En este tiempo en que los aparatos respiratorio y fonador de los humanos funcionan embozados tras la mascarilla, el gobierno bucea en el diccionario para insuflar esperanza al lenguaje. Un hallazgo, el más repetido, es nueva normalidad, un oxímoron, pues lo normal, cuando alcanza a serlo, deja de ser novedoso. Otro es reconstrucción, el mantra en el que el gobierno ha depositado la fe en su propia permanencia, pero que tampoco significa nada porque nada se ha destruido. Algunas familias, muchas, han perdido seres queridos; algunos negocios, muchos, han cerrado por quiebra y otros atraviesan dificultades de funcionamiento y crisis de liquidez, y un sinnúmero de trabajadores han terminado en el paro. A sentido contrario, los jóvenes han sobrevivido al trance, no pocas empresas han ganado mucho dinero y se han desarrollado formas de producción y comercio rentables y prometedoras. Nada, pues, que no hubiera ocurrido en cualquier circunstancia de la vieja normalidad.

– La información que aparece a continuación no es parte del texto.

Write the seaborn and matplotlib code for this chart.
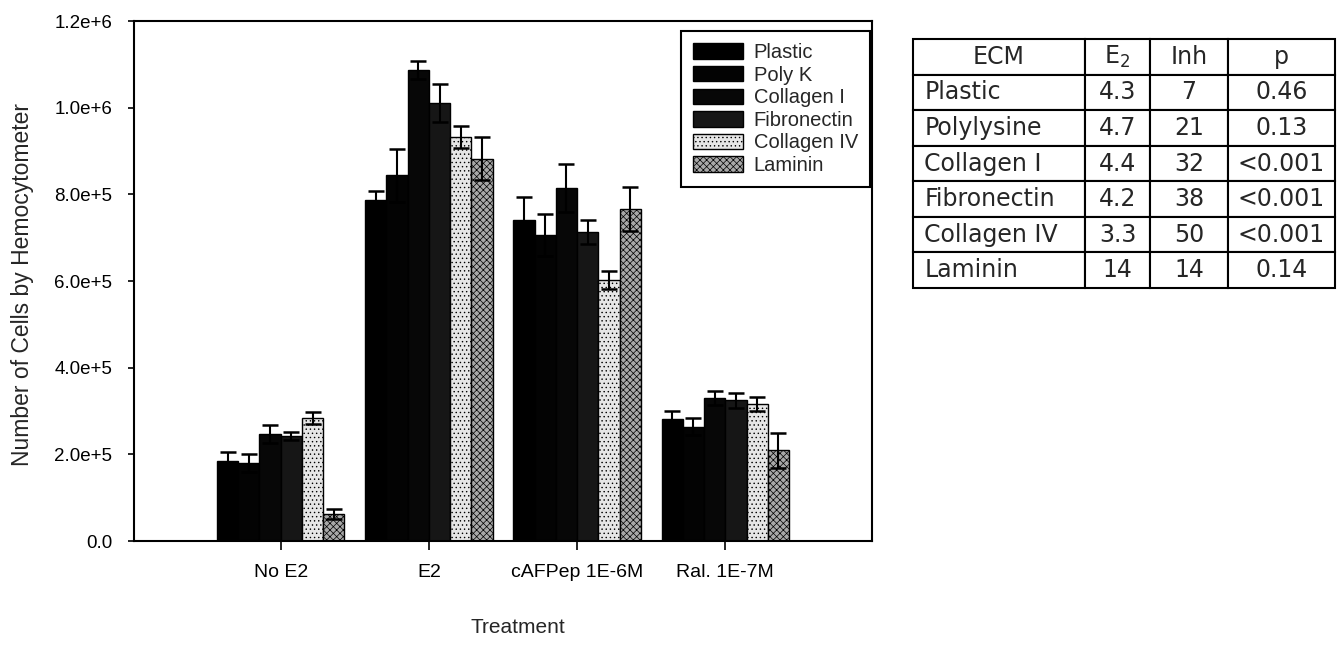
import numpy as np
import pandas as pd
import matplotlib
matplotlib.use("Agg")
import matplotlib.pyplot as plt
import seaborn as sns

# ---- data ----
treatments = ["No E2", "E2", "cAFPep 1E-6M", "Ral. 1E-7M"]
ecm = ["Plastic", "Poly K", "Collagen I", "Fibronectin", "Collagen IV", "Laminin"]
plastic = [1.85e5, 7.87e5, 7.41e5, 2.82e5]
polyk = [1.80e5, 8.44e5, 7.06e5, 2.64e5]
collagen1 = [2.47e5, 1.087e6, 8.15e5, 3.30e5]
fibronectin = [2.42e5, 1.011e6, 7.13e5, 3.25e5]
collagen4 = [2.84e5, 9.32e5, 6.02e5, 3.17e5]
laminin = [6.2e4, 8.82e5, 7.66e5, 2.09e5]
err_plastic = [2.0e4, 2.1e4, 5.3e4, 1.8e4]
err_polyk = [2.0e4, 6.1e4, 4.9e4, 2.0e4]
err_collagen1 = [2.1e4, 2.1e4, 5.5e4, 1.6e4]
err_fibronectin = [1.0e4, 4.4e4, 2.8e4, 1.7e4]
err_collagen4 = [1.4e4, 2.6e4, 2.1e4, 1.6e4]
err_laminin = [1.2e4, 5.0e4, 5.1e4, 4.0e4]

table_cols = ["ECM", "E$_2$", "Inh", "p"]
table_ecm = ["Plastic", "Polylysine", "Collagen I", "Fibronectin", "Collagen IV", "Laminin"]
table_e2 = ["4.3", "4.7", "4.4", "4.2", "3.3", "14"]
table_inh = ["7", "21", "32", "38", "50", "14"]
table_p = ["0.46", "0.13", "<0.001", "<0.001", "<0.001", "0.14"]

values = [plastic, polyk, collagen1, fibronectin, collagen4, laminin]
errors = [err_plastic, err_polyk, err_collagen1, err_fibronectin, err_collagen4, err_laminin]

rows = []
for name, vals in zip(ecm, values):
    for t, v in zip(treatments, vals):
        rows.append({"Treatment": t, "ECM": name, "Cells": v})
df = pd.DataFrame(rows)

# ---- style ----
sns.set_style("ticks")
plt.rcParams["font.family"] = ["Liberation Sans", "DejaVu Sans"]
plt.rcParams["hatch.linewidth"] = 0.5

fig = plt.figure(figsize=(13.39, 6.48), dpi=100)
ax = fig.add_axes([134 / 1339, 1 - 541 / 648, 738 / 1339, 520 / 648])

colors = ["#000000", "#030303", "#070707", "#161616", "#e6e6e6", "#a8a8a8"]
hatches = [None, None, None, None, "....", "xxxxx"]

sns.barplot(data=df, x="Treatment", y="Cells", hue="ECM", order=treatments,
            hue_order=ecm, palette=colors, saturation=1, width=0.86,
            errorbar=None, edgecolor="black", linewidth=1.0, ax=ax)

bar_containers = list(ax.containers)
for i, cont in enumerate(bar_containers):
    for j, bar in enumerate(cont):
        if hatches[i]:
            bar.set_hatch(hatches[i])
        xc = bar.get_x() + bar.get_width() / 2
        ax.errorbar(xc, values[i][j], yerr=errors[i][j], color="black",
                    capsize=5.5, capthick=1.8, elinewidth=1.5, zorder=5)

ax.set_xlim(-0.99, 3.99)
ax.set_ylim(0, 1.2e6)
ax.set_yticks(np.arange(0, 1.21e6, 2e5))

def fmt(v, pos):
    if v == 0:
        return "0.0"
    m, e = f"{v:.1e}".split("e")
    return f"{m}e{int(e):+d}"

ax.yaxis.set_major_formatter(matplotlib.ticker.FuncFormatter(fmt))
ax.tick_params(axis="y", direction="out", length=4.5, width=1.2,
               labelsize=13.5, colors="black", pad=11)
ax.tick_params(axis="x", direction="out", length=6.5, width=1.2,
               labelsize=14, colors="black", pad=10)
for s in ax.spines.values():
    s.set_visible(True)
    s.set_color("black")
    s.set_linewidth(1.5)

ax.set_ylabel("Number of Cells by Hemocytometer", fontsize=16.5)
ax.yaxis.set_label_coords(-0.1355, 0.493)
ax.set_xlabel("Treatment", fontsize=15)
ax.xaxis.set_label_coords(0.52, -0.148)

handles, labels = ax.get_legend_handles_labels()
leg = ax.legend(handles[:6], labels[:6], loc="upper right", bbox_to_anchor=(0.9973, 0.981),
                frameon=True, fancybox=False, edgecolor="black", framealpha=1,
                fontsize=14.5, handlelength=2.45, handleheight=0.8,
                labelspacing=0.18, borderpad=0.6, handletextpad=0.55,
                borderaxespad=0.0)
leg.get_frame().set_linewidth(1.5)
for h, hp in zip(leg.legend_handles, hatches):
    if hp:
        h.set_hatch(hp)

# ---- table ----
tax = fig.add_axes([913 / 1339, 1 - 288 / 648, 422 / 1339, 249 / 648])
tax.axis("off")
cell_text = [list(r) for r in zip(table_ecm, table_e2, table_inh, table_p)]
tbl = tax.table(cellText=cell_text, colLabels=table_cols, bbox=[0, 0, 1, 1],
                colWidths=[172, 65, 78, 107], cellLoc="center")
tbl.auto_set_font_size(False)
for (r, c), cell in tbl.get_celld().items():
    cell.set_linewidth(1.5)
    cell.set_edgecolor("black")
    cell.get_text().set_fontsize(17)
    cell.get_text().set_fontfamily("DejaVu Sans")
    if c == 0 and r > 0:
        cell.get_text().set_ha("left")
        cell.PAD = 0.065

fig.savefig("out.png", dpi=100)
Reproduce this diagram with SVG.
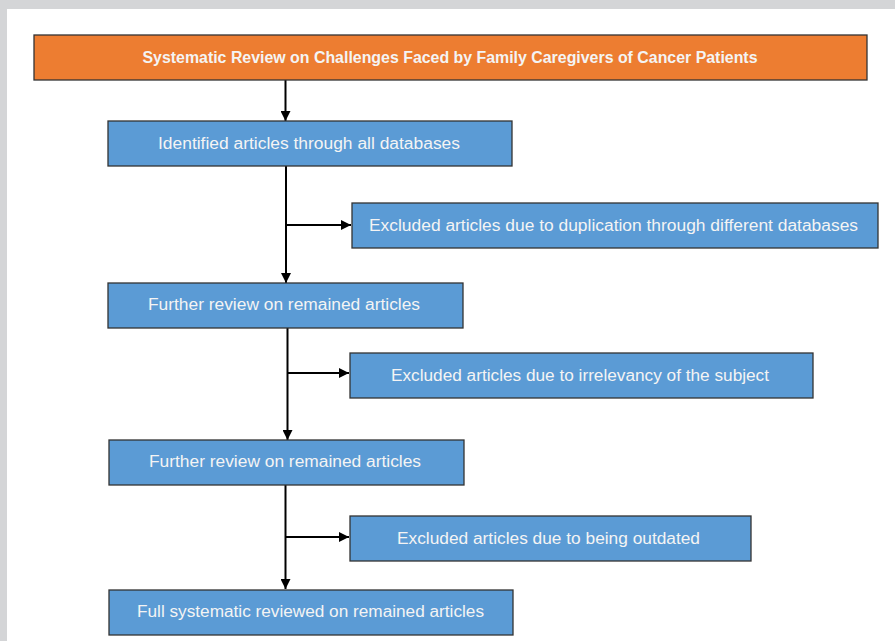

Dos muestras de lo poco que nos ha cambiado la pandemia. Una, la política y sus rituales de tira y afloja han seguido impertérritos sin más novedad que la disponibilidad de unos miles de difuntos para ser arrojados por la oposición a la cara del gobierno. Dos, la sociedad ha invadido playas, terrazas y chiringuitos demostrando que no quería otra cosa que volver a lo de siempre, aun a riesgo de que lo de siempre sea una condena sine die al confinamiento y la mascarilla.
Las epidemias, a pesar de su contundencia, ocupan un lugar menor en la memoria humana. La gripe española mató a más del doble de personas (cuarenta y pico millones) que la inmediata primera guerra mundial (unos veinte millones) en la mitad de tiempo; sin embargo, la proporción de libros dedicados a uno y otro acontecimiento es de uno a cien. Cualquier escolar sabe que Europa padeció una guerra horrenda entre 1914 y 1918, pero la mayoría de la población ha tenido que esperar a que el coronavirus les recordara que una pavorosa gripe, que no era española, a pesar de su nombre, se enseñoreó del continente en las postrimerías de aquel conflicto bélico. La accidentada reconstrucción de Europa hace un siglo fue debida a la guerra, no a la gripe.
Al contrario que la guerra, la pandemia no destruye la base material de la sociedad ni altera las relaciones de poder. No hay vencedores y vencidos; solo víctimas, unos pocos, y supervivientes, los más. Cuando los confinados abren las ventanas de la cuarentena, el exterior sigue igual que antes del encierro. Las palabras que aspiran a definir un momento político no son literales. Así que reconstrucción significa ahora cómo va a salir el gobierno de esta. Don Sánchez aspira a ocupar el centro del tablero con una mayoría holgada y segura que no tiene. El gobierno de coalición está en un dilema, entre reformar el sistema de acuerdo con el programa común, para lo que carece de fuerza y de oportunidad, o practicar algunos retoques que favorezcan a su base social sin encabritar a la derecha. El propósito es que las medidas que se aprueben parezcan inevitables, o por consenso, como decimos aquí. El documento gubernamental para la reconstrucción es una muestra de estos juegos tácticos: incluye medidas sociales que han sido apoyadas con reticencia por la derecha en el fragor de la pandemia –el ingreso mínimo vital es la más notoria- pero ha retirado del debate el famoso impuesto de grandes fortunas. Los socios nacionalistas y de izquierda del llamado bloque de investidura están mosqueados y reticentes y al fondo en el horizonte están las hipotéticas ayudas europeas, que por ahora no son ni siquiera una promesa, solo una constricción, y también aquí don Sánchez necesita el apoyo del pepé. La reconstrucción va a parecer un juego de lego: pongo esta pieza aquí, quito esa pieza allá. Esta de color rojo, aquella de color azul. ¿Y la morada y la naranja?, ya veremos.